■ **STATED TASK**
Count lines, not occurrences: report how many lines in the records hold the string "this", and nothing else.
□ □ □ □ □
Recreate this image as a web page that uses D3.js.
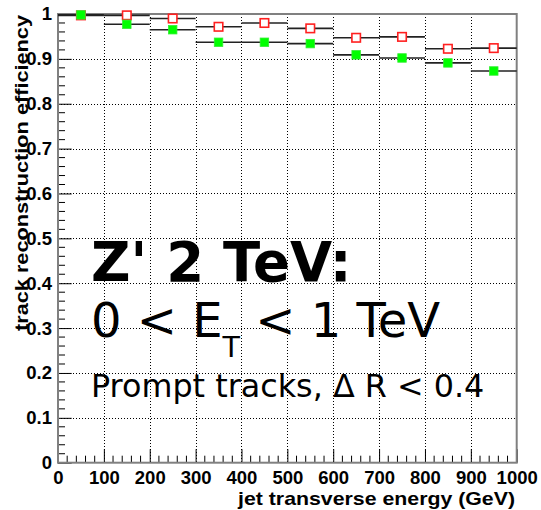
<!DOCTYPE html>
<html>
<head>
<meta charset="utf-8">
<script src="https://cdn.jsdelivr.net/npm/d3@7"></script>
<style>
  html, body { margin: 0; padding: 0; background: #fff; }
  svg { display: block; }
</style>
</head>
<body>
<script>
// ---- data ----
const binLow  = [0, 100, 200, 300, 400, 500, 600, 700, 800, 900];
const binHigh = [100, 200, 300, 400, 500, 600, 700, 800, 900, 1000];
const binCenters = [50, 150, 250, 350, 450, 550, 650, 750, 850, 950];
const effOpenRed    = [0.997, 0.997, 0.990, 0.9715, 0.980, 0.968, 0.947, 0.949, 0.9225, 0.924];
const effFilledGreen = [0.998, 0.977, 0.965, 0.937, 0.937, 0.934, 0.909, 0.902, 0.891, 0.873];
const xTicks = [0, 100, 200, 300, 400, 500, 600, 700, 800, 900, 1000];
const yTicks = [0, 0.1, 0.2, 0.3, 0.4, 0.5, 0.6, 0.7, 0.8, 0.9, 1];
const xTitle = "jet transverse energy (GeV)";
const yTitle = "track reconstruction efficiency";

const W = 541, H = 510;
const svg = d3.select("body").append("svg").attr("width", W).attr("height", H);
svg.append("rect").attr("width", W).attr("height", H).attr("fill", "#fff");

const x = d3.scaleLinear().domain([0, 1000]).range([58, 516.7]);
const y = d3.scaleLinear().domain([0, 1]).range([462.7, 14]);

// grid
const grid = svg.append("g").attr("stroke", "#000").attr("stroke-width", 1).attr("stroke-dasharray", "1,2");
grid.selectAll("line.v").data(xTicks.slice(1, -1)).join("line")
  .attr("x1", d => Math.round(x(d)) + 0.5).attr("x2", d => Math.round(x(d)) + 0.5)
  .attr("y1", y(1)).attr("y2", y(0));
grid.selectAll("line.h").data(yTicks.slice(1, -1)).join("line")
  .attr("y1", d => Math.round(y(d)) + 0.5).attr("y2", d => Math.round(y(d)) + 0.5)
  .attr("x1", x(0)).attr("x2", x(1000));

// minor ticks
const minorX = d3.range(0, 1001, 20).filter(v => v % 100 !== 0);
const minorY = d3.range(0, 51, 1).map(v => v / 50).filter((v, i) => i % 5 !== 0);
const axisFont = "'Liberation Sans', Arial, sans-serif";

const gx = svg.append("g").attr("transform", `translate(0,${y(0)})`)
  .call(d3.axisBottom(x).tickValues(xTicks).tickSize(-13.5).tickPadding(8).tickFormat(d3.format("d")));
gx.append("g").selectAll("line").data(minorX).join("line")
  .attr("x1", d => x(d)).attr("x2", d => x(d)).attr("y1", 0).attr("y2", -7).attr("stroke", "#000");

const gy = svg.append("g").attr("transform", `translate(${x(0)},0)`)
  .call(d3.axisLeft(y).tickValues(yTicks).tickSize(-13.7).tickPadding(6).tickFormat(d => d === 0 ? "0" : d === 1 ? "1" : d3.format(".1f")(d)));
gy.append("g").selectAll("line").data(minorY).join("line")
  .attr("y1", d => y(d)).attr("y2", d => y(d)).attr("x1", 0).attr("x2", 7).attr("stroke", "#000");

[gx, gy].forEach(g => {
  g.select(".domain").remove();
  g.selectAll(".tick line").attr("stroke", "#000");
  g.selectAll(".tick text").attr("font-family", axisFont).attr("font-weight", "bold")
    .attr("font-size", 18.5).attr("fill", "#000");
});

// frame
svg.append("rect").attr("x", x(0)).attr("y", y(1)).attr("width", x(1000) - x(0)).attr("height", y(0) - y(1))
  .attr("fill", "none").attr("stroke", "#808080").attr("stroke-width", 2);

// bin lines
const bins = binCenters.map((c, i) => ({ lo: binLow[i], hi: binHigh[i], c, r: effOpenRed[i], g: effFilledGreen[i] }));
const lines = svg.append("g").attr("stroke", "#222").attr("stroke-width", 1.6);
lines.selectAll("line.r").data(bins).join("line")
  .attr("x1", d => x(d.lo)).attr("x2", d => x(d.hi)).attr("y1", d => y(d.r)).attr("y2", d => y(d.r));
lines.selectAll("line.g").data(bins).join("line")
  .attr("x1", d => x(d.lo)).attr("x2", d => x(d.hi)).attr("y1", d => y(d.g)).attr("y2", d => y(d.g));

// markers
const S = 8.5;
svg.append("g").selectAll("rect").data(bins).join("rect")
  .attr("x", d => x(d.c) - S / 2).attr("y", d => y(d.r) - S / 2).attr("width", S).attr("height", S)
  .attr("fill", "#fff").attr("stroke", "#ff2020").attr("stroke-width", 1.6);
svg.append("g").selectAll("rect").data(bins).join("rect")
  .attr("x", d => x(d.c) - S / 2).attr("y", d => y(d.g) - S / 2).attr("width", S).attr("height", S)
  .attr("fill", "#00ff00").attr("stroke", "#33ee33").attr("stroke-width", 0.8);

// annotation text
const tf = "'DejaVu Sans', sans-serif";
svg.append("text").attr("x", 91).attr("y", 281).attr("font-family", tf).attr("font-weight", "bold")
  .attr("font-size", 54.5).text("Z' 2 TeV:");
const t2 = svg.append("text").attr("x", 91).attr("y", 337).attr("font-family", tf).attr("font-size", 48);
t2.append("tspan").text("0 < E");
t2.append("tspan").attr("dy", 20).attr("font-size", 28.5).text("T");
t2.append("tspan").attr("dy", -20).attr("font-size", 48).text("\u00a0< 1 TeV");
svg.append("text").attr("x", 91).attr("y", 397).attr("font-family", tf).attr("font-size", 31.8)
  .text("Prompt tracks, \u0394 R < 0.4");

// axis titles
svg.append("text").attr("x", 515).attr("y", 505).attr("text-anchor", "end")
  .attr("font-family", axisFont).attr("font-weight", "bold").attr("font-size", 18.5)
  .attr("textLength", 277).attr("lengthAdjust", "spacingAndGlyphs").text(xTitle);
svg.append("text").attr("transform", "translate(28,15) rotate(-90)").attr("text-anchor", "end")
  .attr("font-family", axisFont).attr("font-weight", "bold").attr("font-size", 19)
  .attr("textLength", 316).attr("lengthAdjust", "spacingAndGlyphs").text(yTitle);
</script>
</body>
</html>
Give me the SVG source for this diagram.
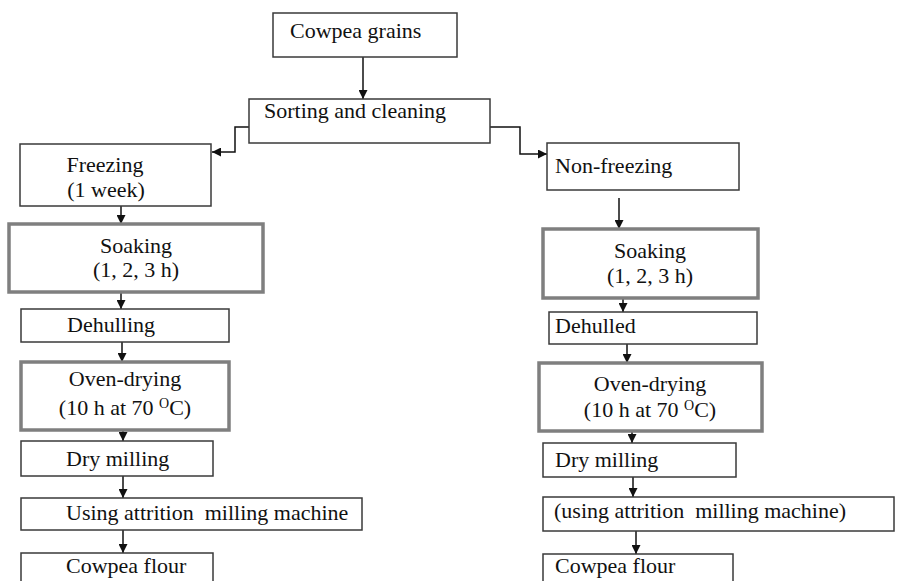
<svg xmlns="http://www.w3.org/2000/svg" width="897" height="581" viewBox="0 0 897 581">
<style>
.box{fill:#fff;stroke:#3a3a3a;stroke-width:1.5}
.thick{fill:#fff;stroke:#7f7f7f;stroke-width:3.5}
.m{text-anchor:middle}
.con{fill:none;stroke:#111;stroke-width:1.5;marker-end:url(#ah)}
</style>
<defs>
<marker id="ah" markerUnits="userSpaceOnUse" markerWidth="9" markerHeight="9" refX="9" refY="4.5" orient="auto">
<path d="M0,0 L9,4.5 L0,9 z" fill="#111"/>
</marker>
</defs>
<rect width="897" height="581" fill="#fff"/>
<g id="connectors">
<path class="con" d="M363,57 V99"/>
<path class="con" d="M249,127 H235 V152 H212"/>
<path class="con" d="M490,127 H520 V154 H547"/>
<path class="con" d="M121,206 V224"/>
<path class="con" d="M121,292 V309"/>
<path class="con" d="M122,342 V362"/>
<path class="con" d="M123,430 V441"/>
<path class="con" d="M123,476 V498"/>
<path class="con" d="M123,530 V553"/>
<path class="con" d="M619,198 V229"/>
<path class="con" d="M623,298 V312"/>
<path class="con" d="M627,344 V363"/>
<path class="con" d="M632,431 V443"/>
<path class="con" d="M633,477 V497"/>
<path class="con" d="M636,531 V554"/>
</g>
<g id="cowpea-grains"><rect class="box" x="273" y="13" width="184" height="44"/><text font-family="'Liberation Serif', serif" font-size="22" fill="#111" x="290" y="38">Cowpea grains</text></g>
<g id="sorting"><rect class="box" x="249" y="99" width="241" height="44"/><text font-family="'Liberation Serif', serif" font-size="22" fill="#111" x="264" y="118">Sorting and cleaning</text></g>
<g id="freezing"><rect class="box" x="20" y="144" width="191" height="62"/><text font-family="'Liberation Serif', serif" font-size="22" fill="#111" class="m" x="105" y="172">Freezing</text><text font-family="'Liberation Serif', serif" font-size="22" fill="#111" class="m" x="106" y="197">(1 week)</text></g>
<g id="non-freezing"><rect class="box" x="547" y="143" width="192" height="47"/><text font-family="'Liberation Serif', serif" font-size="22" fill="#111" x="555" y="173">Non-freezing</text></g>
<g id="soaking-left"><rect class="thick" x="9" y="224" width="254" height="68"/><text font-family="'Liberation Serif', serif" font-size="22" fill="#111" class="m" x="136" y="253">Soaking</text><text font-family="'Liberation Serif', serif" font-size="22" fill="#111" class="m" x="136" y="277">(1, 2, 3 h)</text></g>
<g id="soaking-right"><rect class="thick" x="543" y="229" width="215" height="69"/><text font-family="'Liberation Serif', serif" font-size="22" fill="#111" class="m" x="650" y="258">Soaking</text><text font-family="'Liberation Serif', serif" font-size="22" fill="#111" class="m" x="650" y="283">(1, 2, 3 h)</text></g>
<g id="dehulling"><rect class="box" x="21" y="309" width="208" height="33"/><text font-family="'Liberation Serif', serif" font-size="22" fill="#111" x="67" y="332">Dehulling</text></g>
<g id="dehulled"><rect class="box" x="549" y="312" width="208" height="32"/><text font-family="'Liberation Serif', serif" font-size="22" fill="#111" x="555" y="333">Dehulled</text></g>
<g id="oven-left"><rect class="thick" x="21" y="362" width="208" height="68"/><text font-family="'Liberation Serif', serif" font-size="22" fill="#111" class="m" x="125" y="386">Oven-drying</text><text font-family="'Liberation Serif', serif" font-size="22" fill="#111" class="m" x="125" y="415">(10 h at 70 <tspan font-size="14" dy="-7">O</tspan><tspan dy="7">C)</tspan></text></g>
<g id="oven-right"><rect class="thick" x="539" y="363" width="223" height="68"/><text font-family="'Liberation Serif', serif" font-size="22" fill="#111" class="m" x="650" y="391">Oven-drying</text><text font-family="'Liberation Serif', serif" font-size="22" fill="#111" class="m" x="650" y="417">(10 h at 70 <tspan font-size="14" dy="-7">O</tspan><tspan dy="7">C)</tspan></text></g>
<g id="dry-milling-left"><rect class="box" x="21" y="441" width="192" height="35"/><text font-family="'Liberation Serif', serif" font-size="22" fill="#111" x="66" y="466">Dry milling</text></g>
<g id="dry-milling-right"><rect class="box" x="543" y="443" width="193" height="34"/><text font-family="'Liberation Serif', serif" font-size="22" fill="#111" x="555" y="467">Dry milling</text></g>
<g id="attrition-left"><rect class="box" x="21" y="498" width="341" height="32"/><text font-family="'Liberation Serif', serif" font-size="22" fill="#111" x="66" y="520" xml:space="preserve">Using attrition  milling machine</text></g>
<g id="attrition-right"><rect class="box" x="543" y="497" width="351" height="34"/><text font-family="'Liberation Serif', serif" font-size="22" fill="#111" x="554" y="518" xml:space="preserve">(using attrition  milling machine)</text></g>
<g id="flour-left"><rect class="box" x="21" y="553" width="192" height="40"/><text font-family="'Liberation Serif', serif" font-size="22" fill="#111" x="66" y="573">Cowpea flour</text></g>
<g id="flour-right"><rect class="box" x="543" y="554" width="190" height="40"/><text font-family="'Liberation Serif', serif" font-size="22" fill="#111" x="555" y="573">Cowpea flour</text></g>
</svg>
□ □ □ □ □
■ **FULL OUTPUT**
2